Moray Callum, vice president of design for global Ford and Lincoln brand vehicles at Dearborn’s Ford Motor Co., has announced his retirement. He will be replaced by Anthony Lo, most recently vice president of exterior design for Groupe Renault in France.
Callum’s retirement is effective May 1, enabling a one-month transition to Lo, who will start with Ford on April 1. Lo will report to Hau Thai-Tang, chief product platform and operations officer at Ford. Callum’s product development career spans 38 years, and more than half of it was spent at Ford.
Callum’s most recent body of work includes introducing the 2021 F-150, Mustang Mach-E, and reimagined Bronco and Bronco Sport.
During his career, Callum also steered design for the 1999 Super Duty truck, 2011 Explorer, 2005 Mazda MX-5, 2007 Mazda CX-7, 2015 Mustang and F-150, and 2016 GT.
“Moray’s influence is seen on streets around the globe,” says Thai-Tang. “He brought and sustained a design vision and leadership to studios – including Ghia in Italy and Mazda in Japan, in addition to Ford and Lincoln – that has elevated the beauty, meaning, and function of cars, trucks, and SUVs for millions of customers.”
Callum is from Scotland and had two tenures with Ford totaling 20 years, first from 1995 until 2001, when he joined Mazda in Japan for five years to head design transformation. At the time, Ford had a partnership with and ownership interest in Mazda. Callum returned to Ford in 2006 as executive director of design for the Americas and was promoted to his current role in 2014.

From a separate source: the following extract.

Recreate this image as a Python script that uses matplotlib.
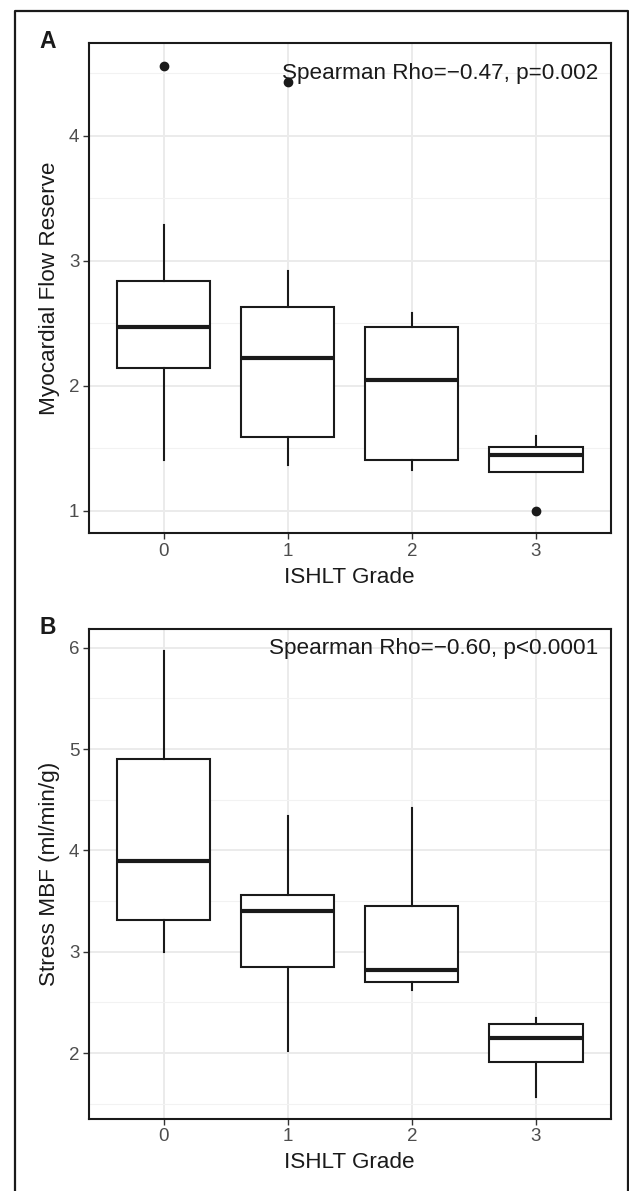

He first worked with Ford in the 1980s as a consultant designer at Ghia SpA in Italy. He guided the development of dozens of concept vehicles, including the Ford Ghia Via and the Aston Martin Lagonda Vignale. He also worked with Chrysler in the United Kingdom and for PSA Peugeot in France on passenger and commercial vehicles.
Lo was born in Hong Kong and started in the auto industry in 1987, when a professor at the Royal College of Art in London, where Lo studied, offered him a position at Lotus Cars in England. There, Lo designed the Lotus Carlton, the world’s fastest car of its type at the time.
“Anthony is a world-class design leader with an exemplary global track record,” says Thai-Tang. “We’re excited to have him lead our design organization as we accelerate the creation of connected, intelligent, and increasingly electrified products.”
At Renault for the past 10 years, Lo helped design the company’s Cycle of Life design strategy. The approach was the basis for a series of award-winning concept cars such as the Dezir, Captur, R-Space, Frendzy, Twin’Z, Twin’Run, and Trezor. Lo and his team implemented the strategy in Renault’s global lineup of cars and SUVs.
“With the speed of evolving technologies and expectations, I believe cars will change more in the next decade than they have in the last century,” Lo says. “Leading this change at Ford is a dream job for any car designer, and we’re going to embrace this era with open minds, ingenuity, and breakthrough design solutions.”
Lo joined Saab in 2000. From 2004-2010, he was director of advanced design for General Motors Europe, overseeing Saab, Opel, and Vauxhall projects. He also spent time working for Mercedes-Benz in Japan and Audi in Germany. He has a master’s degree in automotive design from the Royal College of Art and a diploma in industrial design from Hong Kong Polytechnic University.